Com escassez de itens da cesta básica no país de Chávez, importações de açúcar aumentam 250% em valor, e as de gado vivo, 70%
Governo atribui problema à especulação; para analistas, tabelamento e dificuldade em acessar divisas para importação explicam escassez
A escassez de itens da cesta básica na Venezuela, como carne e açúcar, tem favorecido o Brasil. De janeiro a abril, aumentou em 70% o valor pago pelo país de Hugo Chávez para a compra de gado em pé (antes do abate) em relação ao mesmo período de 2009. No caso do açúcar, a alta foi de 250%.
Outro produto que rareia nos supermercados é a farinha de milho, base da alimentação local. O grão, que não aparecia na lista dos produtos mais vendidos pelo Brasil em 2009, agora é o quinto do ranking.
O governo venezuelano diz que a escassez de alguns itens é fruto da especulação. Para analistas, o problema é resultado de alguns fatores:
1) a dificuldade para ter acesso a divisas para importação;
2) a resistência de produtores a vender nos preços tabelados pelo governo ante uma inflação que bateu 5,2% só em abril -a alta chegou a 11,2% para alimentos;
3) problemas na produção e na distribuição de itens por empresas estatais.
No caso do açúcar, as duas principais usinas do país foram ocupadas por agentes governistas neste ano, acusadas de se negarem a entregar o produto ao mercado. Também contribuiu para a queda de produção local a seca, que se reflete na crise energética (70% do abastecimento é hidroelétrico).
O preço da carne, por exemplo, está congelado há dois anos. No começo do mês, a polícia chegou a prender açougueiros que vendiam o produto além do valor estabelecido.
Para aumentar a oferta de carne, o governo anunciou acordo com a Asofrigo (Associação Venezuelana de Frigoríficos e Matadeiros Industriais) para aumentar em 66% ao mês a importação de gado em pé (50 mil cabeças) do Brasil.
O presidente da associação, Gonzalo Asuaje, afirma que Caracas se comprometeu a acelerar a liberação de divisas pelo Cadivi (Comissão de Administração de Divisas) -a falta de dólares no mercado é um dos elementos da atual crise cambial.
As importações são feitas tanto por entes estatais -o governo Chávez tem uma rede de supermercados a preços subsidiados- como por privados.
Fator político
Para analistas, a preferência pelo produto brasileiro responde a fator político. "Importar do Brasil, dada a amizade entre Lula e Chávez, é mais bem-visto que importar da Colômbia", diz Hugo Farias, professor do Iesa (Instituto de Estudos Superiores de Administração).

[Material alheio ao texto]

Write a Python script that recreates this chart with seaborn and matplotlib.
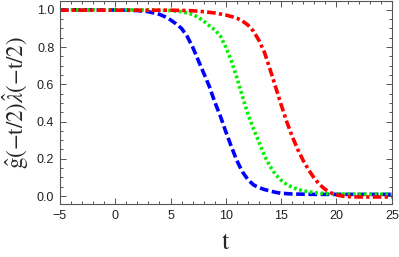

A simpatia, afirmam os analistas, reflete-se nas filas do Cadivi, ainda que empresas brasileiras também tenham queixas pontuais por atrasos.
A Venezuela não tem peso minoritário na balança comercial brasileira. Entre janeiro e abril, o saldo no comércio bilateral foi de US$ 816 milhões -38% do saldo total.
O Brasil teve saldo de US$ 3,01 bilhões no comércio com a Venezuela em 2009, 12% do superavit total, fatia só menor que a da China (16%). Mesmo com queda do PIB de 3,3% em 2009 e com redução de 30% na balança bilateral no ano passado, Caracas respondeu por 37% do saldo total do Brasil com os países da Aladi (América do Sul mais México e Cuba).